Honestly, there’s a strong argument to be made for judging the first and second halves of Game of Thrones separately. Even the most enthusiastic fans could point to a distinct change between seasons 4 and 5. And there is precedent for that sort of thing. The Dead Homer Society draws a clear line between ‘The Simpsons’ (beloved animated comedy) and ‘Zombie Simpsons’ (soulless cash-grab). But doing so in what has, for the past few thousand words, been a review of the whole thing would feel distinctly like kicking the can.
There’s a specific category of media I’ve always conceived of in the same way as Frank Miller’s The Dark Knight Returns. This was the first Batman story to go properly ‘90s-era gritty and grimdark, a quality which never quite left the franchise after that. It also contains a series of Miller’s typically deranged asides, including the Joker’s main henchwoman being a neo-Nazi with Swastika pasties. To put it simply, it is more famous and better-regarded for the impact it had on the wider culture, rather than as a work in and of itself.

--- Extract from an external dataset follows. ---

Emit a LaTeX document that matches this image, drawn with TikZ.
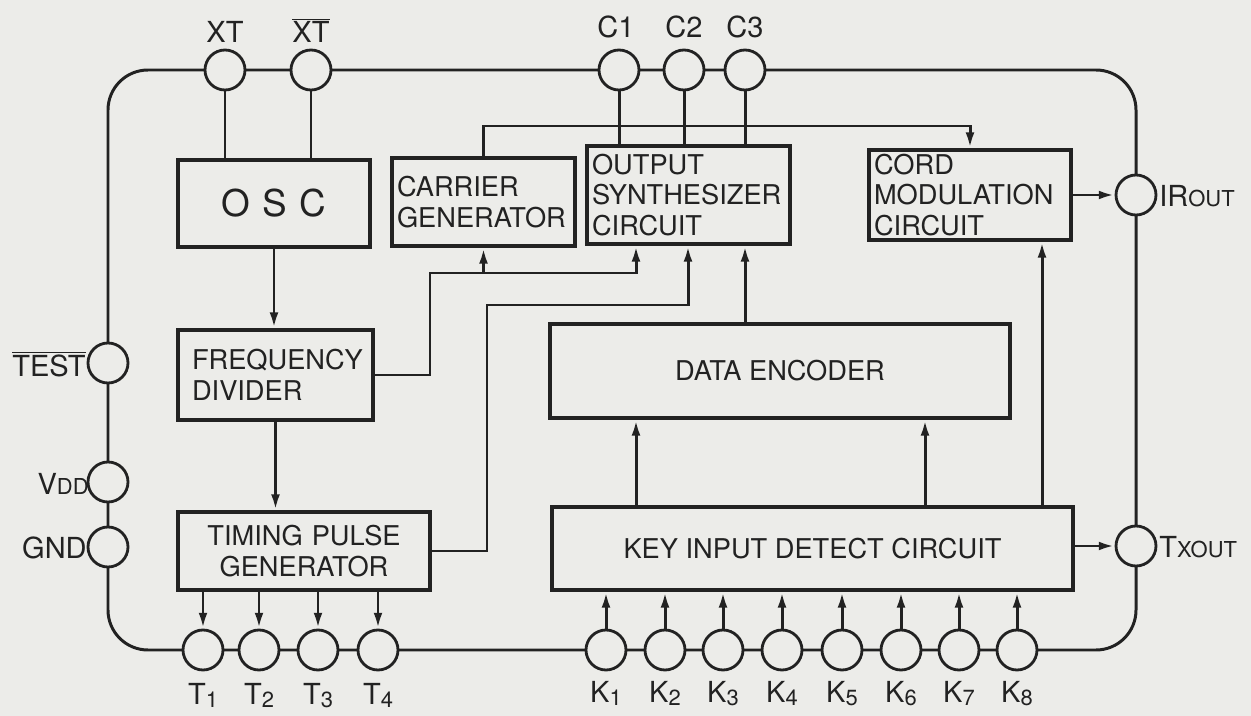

The same seems to be true of Game of Thrones. Judged purely on quality, it will inevitably go down in history as a fairly mixed bag, but it has forcibly thrust epic fantasy into the mainstream. More broadly, it’s shown that there’s a mainstream market for stuff which would have been dismissed as nerdy nonsense not too long ago. Once Game of Thrones carved open that niche, we saw television graced by stuff like Westworld, The Borgias, and The Expanse (another adaptation of a distinctly nerdy book series) – all of which also found themselves with mainstream clout, rather than being consigned to the genre ghetto. For that alone it’s a televisual milestone.
It provided the cultural background to the decade – it’s well worth watching, or more likely rewatching. If you do, though, remember that this wasn’t an 8 or a 9.